> **Written problem**
Retype every line from the start of the data down to and including the line with "const BASE_LINE_TOP = 200;". Skip the pictures.

> **Information shown**
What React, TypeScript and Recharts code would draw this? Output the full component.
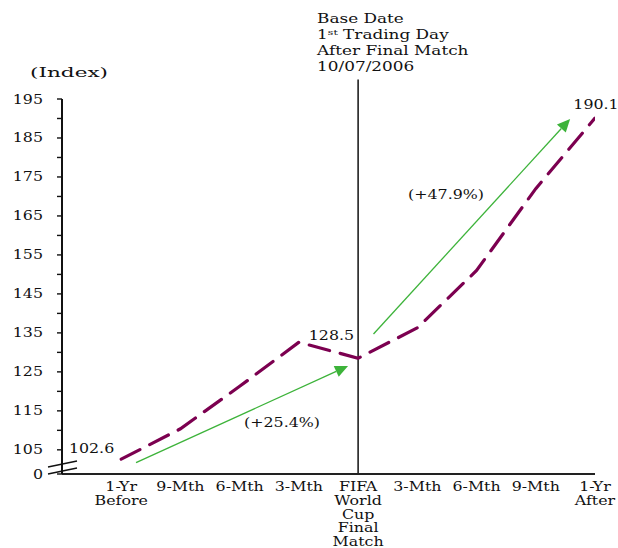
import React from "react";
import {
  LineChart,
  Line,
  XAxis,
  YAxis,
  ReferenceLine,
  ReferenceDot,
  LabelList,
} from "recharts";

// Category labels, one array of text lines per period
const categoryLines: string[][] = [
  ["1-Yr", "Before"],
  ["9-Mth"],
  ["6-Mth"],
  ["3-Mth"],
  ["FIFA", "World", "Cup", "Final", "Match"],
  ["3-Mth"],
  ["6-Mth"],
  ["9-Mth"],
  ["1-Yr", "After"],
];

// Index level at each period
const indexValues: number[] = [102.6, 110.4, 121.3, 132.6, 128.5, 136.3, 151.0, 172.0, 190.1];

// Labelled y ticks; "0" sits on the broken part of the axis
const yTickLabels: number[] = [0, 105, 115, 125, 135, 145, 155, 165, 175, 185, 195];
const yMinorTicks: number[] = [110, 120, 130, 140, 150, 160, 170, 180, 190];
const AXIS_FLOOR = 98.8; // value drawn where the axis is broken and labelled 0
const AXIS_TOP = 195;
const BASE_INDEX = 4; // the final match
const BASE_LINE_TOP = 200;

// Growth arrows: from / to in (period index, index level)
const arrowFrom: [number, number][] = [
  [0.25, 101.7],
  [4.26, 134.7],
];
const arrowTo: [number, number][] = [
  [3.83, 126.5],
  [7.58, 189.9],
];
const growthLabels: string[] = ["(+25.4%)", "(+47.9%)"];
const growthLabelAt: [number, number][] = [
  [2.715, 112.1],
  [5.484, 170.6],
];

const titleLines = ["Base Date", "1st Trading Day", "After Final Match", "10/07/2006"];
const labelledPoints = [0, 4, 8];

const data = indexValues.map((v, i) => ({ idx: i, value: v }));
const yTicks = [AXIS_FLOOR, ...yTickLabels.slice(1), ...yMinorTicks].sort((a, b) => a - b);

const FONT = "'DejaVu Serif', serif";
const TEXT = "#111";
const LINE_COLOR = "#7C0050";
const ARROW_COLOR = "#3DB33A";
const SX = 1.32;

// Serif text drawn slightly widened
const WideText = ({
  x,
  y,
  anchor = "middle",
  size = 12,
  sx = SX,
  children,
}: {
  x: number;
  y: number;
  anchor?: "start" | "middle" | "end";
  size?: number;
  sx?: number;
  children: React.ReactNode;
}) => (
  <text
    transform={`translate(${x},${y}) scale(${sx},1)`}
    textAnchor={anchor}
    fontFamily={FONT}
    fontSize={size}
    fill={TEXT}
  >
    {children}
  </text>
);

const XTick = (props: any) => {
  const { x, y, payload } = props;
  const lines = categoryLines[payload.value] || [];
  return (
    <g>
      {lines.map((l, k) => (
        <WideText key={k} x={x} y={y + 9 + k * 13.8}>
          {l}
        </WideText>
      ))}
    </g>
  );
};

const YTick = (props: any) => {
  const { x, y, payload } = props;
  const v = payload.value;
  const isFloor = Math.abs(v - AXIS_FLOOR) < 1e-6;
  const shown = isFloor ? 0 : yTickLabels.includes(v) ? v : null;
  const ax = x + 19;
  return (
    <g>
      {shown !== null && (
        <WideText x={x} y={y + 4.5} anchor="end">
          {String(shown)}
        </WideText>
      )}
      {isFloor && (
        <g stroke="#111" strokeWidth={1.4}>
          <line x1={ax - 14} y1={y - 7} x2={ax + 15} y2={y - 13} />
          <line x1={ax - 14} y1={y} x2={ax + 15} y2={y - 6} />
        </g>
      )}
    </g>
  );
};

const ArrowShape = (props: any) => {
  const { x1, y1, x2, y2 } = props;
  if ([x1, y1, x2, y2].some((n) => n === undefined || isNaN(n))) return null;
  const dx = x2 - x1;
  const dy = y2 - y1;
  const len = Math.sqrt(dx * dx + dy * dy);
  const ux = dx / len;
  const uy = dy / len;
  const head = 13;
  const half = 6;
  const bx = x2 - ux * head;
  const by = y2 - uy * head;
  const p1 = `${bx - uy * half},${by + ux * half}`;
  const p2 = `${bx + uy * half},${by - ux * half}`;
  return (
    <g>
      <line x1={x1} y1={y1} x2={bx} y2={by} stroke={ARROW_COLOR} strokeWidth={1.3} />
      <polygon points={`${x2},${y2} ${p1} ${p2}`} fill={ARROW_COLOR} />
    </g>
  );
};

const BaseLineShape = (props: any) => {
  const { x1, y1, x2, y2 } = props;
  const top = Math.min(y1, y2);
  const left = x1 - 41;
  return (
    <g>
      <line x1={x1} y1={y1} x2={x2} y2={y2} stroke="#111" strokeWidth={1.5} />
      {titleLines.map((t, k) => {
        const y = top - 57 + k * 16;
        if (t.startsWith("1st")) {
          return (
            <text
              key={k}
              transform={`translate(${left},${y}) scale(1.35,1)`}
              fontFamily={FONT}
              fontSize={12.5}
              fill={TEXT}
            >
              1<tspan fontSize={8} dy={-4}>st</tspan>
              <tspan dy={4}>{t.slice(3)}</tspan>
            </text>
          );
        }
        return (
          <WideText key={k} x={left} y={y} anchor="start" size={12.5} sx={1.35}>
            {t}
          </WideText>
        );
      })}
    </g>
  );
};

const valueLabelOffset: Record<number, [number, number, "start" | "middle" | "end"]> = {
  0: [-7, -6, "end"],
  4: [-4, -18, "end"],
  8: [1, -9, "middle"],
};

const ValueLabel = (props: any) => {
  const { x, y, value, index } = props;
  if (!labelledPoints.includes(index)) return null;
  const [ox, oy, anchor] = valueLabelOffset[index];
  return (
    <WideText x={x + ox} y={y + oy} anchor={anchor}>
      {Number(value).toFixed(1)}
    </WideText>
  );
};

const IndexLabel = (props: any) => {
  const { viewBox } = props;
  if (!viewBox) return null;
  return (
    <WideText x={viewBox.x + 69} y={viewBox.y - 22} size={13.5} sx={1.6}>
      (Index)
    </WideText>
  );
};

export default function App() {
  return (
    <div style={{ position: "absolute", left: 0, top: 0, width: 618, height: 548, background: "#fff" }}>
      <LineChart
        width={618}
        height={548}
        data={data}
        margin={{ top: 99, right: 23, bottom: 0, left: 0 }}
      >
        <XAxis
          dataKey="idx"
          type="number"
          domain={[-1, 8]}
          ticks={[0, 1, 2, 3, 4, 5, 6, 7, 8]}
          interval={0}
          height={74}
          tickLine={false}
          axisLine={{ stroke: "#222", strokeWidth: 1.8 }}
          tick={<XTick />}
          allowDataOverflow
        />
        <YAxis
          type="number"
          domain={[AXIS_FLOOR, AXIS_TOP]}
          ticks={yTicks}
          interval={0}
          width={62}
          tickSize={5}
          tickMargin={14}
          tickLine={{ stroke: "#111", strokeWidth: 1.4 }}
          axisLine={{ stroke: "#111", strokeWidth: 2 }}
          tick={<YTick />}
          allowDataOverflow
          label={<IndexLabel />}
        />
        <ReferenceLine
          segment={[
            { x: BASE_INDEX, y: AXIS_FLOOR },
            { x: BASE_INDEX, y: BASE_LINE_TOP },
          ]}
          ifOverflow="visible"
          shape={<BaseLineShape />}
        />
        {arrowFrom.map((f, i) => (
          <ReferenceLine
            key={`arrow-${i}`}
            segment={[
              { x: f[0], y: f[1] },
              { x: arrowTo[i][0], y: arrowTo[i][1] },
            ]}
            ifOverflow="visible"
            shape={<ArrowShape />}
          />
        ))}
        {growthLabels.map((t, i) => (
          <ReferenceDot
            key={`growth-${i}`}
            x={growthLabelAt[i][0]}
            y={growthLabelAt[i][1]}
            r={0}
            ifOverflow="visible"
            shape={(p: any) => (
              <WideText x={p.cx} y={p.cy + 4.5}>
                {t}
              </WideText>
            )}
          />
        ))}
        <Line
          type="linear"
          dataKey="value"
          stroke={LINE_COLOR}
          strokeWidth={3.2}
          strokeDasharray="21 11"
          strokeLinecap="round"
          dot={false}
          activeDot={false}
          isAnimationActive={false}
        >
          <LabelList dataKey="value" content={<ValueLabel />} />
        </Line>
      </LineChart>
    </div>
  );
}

> **Task response**
What React, TypeScript and Recharts code would draw this? Output the full component.
import React from "react";
import {
  LineChart,
  Line,
  XAxis,
  YAxis,
  ReferenceLine,
  ReferenceDot,
  LabelList,
} from "recharts";

// Category labels, one array of text lines per period
const categoryLines: string[][] = [
  ["1-Yr", "Before"],
  ["9-Mth"],
  ["6-Mth"],
  ["3-Mth"],
  ["FIFA", "World", "Cup", "Final", "Match"],
  ["3-Mth"],
  ["6-Mth"],
  ["9-Mth"],
  ["1-Yr", "After"],
];

// Index level at each period
const indexValues: number[] = [102.6, 110.4, 121.3, 132.6, 128.5, 136.3, 151.0, 172.0, 190.1];

// Labelled y ticks; "0" sits on the broken part of the axis
const yTickLabels: number[] = [0, 105, 115, 125, 135, 145, 155, 165, 175, 185, 195];
const yMinorTicks: number[] = [110, 120, 130, 140, 150, 160, 170, 180, 190];
const AXIS_FLOOR = 98.8; // value drawn where the axis is broken and labelled 0
const AXIS_TOP = 195;
const BASE_INDEX = 4; // the final match
const BASE_LINE_TOP = 200;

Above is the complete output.